REQUIREMENTS
Leave the pictures out, and output exactly the lines from the one containing "Rebuild this chart" through the one containing "ax2 = fig.add_axes([left, 0.1493, w, 0.3801], sharex=ax1)".

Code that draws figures
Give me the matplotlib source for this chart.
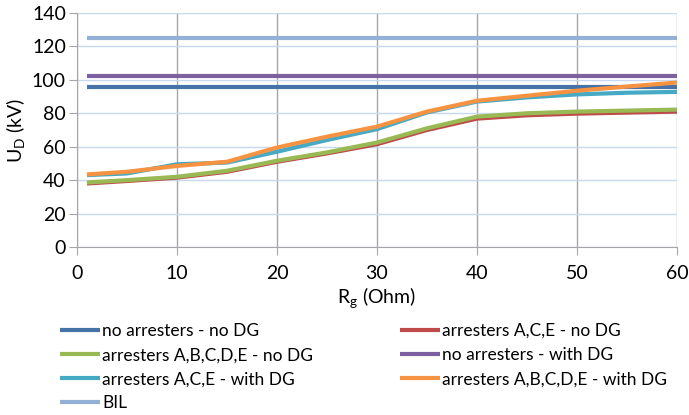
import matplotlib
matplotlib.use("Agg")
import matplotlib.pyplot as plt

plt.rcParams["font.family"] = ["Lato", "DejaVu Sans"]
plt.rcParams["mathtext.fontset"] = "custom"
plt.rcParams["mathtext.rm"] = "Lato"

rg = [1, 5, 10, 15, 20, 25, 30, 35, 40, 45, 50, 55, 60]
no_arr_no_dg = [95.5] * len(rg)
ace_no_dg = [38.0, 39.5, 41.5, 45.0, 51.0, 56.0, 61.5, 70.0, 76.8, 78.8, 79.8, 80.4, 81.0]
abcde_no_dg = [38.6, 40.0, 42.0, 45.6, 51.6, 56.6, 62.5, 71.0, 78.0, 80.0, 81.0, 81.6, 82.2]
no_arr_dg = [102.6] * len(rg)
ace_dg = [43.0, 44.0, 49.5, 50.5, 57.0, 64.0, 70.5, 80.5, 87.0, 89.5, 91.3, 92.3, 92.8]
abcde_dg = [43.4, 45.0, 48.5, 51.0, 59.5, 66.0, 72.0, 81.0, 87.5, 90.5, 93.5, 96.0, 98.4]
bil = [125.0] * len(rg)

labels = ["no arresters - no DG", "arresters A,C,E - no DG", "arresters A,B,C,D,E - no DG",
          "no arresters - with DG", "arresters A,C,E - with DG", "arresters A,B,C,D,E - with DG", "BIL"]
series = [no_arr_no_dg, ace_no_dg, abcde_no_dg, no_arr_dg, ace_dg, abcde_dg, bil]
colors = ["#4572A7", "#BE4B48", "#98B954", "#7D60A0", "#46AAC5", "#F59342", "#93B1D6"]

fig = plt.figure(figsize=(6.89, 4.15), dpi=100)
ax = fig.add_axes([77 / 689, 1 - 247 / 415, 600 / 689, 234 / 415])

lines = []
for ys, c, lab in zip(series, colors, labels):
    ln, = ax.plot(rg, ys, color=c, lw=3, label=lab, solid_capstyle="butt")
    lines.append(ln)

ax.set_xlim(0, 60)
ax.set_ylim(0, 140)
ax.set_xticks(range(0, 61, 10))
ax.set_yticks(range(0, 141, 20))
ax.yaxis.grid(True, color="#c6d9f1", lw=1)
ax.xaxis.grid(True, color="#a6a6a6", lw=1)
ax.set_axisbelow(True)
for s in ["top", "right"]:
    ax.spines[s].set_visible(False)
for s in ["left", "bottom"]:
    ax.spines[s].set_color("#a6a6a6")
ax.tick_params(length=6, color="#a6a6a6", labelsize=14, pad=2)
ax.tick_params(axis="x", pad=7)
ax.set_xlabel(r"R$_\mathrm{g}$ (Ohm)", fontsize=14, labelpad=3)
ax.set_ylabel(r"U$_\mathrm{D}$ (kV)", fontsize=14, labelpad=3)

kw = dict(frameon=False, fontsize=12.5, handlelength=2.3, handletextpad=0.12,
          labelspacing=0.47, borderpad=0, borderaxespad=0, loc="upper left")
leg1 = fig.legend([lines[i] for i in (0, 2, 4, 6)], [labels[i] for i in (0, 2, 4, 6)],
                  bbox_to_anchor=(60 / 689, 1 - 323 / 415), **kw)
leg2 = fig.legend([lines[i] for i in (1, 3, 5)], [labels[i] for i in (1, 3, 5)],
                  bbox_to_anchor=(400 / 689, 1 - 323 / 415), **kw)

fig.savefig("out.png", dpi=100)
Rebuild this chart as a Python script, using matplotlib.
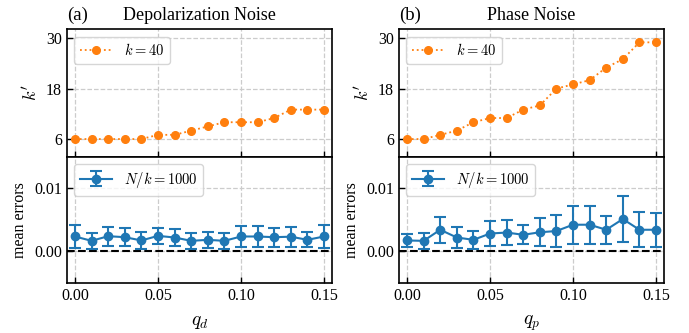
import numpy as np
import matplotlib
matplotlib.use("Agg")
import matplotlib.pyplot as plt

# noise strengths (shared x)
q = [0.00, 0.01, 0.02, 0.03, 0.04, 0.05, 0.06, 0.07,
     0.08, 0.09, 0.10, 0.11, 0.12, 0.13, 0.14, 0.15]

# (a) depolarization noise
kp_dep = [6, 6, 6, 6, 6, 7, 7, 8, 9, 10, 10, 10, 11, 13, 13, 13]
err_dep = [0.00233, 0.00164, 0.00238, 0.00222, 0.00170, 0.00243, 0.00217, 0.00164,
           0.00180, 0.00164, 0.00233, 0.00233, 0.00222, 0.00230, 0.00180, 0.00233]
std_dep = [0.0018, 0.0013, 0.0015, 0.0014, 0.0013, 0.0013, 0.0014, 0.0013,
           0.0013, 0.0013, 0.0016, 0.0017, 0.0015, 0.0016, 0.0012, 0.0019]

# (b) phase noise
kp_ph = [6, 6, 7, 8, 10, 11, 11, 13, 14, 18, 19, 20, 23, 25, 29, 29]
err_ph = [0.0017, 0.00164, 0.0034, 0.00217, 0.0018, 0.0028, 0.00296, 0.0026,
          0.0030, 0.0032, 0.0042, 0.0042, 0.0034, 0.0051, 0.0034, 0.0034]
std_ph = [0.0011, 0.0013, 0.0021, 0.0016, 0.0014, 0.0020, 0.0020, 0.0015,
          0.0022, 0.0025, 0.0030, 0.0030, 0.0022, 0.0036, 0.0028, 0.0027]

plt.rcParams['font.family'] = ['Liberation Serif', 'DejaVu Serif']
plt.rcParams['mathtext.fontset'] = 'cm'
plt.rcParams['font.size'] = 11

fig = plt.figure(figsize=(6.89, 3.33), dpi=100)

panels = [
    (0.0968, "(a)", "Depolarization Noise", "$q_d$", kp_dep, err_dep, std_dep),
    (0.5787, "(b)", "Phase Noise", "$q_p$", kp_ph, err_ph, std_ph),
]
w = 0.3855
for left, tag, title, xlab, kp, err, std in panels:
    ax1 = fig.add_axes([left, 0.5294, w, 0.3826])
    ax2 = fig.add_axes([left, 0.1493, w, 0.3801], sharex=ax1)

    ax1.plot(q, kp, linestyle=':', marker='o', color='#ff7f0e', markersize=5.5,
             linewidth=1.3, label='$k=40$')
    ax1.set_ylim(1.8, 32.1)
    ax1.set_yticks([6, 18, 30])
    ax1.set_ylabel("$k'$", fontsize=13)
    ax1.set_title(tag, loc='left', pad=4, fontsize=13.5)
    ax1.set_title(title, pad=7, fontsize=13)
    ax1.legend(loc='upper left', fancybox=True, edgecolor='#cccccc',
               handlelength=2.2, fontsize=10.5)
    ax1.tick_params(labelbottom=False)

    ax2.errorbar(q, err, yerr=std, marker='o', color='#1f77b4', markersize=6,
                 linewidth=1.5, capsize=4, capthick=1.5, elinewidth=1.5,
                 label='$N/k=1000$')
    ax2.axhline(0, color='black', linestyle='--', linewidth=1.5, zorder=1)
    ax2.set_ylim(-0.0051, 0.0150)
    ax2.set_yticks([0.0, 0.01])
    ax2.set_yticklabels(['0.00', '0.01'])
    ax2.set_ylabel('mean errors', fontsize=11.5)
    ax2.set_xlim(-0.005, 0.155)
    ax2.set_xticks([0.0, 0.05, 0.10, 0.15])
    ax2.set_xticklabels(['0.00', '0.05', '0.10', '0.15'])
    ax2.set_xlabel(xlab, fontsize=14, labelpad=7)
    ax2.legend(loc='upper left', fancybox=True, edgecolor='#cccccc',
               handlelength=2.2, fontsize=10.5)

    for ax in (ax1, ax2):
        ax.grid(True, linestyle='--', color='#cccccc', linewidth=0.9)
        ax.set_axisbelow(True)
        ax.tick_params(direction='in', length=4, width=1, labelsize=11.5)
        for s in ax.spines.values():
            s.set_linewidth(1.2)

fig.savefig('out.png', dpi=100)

RESPONSE TO THIS EXERCISE
Rebuild this chart as a Python script, using matplotlib.
import numpy as np
import matplotlib
matplotlib.use("Agg")
import matplotlib.pyplot as plt

# noise strengths (shared x)
q = [0.00, 0.01, 0.02, 0.03, 0.04, 0.05, 0.06, 0.07,
     0.08, 0.09, 0.10, 0.11, 0.12, 0.13, 0.14, 0.15]

# (a) depolarization noise
kp_dep = [6, 6, 6, 6, 6, 7, 7, 8, 9, 10, 10, 10, 11, 13, 13, 13]
err_dep = [0.00233, 0.00164, 0.00238, 0.00222, 0.00170, 0.00243, 0.00217, 0.00164,
           0.00180, 0.00164, 0.00233, 0.00233, 0.00222, 0.00230, 0.00180, 0.00233]
std_dep = [0.0018, 0.0013, 0.0015, 0.0014, 0.0013, 0.0013, 0.0014, 0.0013,
           0.0013, 0.0013, 0.0016, 0.0017, 0.0015, 0.0016, 0.0012, 0.0019]

# (b) phase noise
kp_ph = [6, 6, 7, 8, 10, 11, 11, 13, 14, 18, 19, 20, 23, 25, 29, 29]
err_ph = [0.0017, 0.00164, 0.0034, 0.00217, 0.0018, 0.0028, 0.00296, 0.0026,
          0.0030, 0.0032, 0.0042, 0.0042, 0.0034, 0.0051, 0.0034, 0.0034]
std_ph = [0.0011, 0.0013, 0.0021, 0.0016, 0.0014, 0.0020, 0.0020, 0.0015,
          0.0022, 0.0025, 0.0030, 0.0030, 0.0022, 0.0036, 0.0028, 0.0027]

plt.rcParams['font.family'] = ['Liberation Serif', 'DejaVu Serif']
plt.rcParams['mathtext.fontset'] = 'cm'
plt.rcParams['font.size'] = 11

fig = plt.figure(figsize=(6.89, 3.33), dpi=100)

panels = [
    (0.0968, "(a)", "Depolarization Noise", "$q_d$", kp_dep, err_dep, std_dep),
    (0.5787, "(b)", "Phase Noise", "$q_p$", kp_ph, err_ph, std_ph),
]
w = 0.3855
for left, tag, title, xlab, kp, err, std in panels:
    ax1 = fig.add_axes([left, 0.5294, w, 0.3826])
    ax2 = fig.add_axes([left, 0.1493, w, 0.3801], sharex=ax1)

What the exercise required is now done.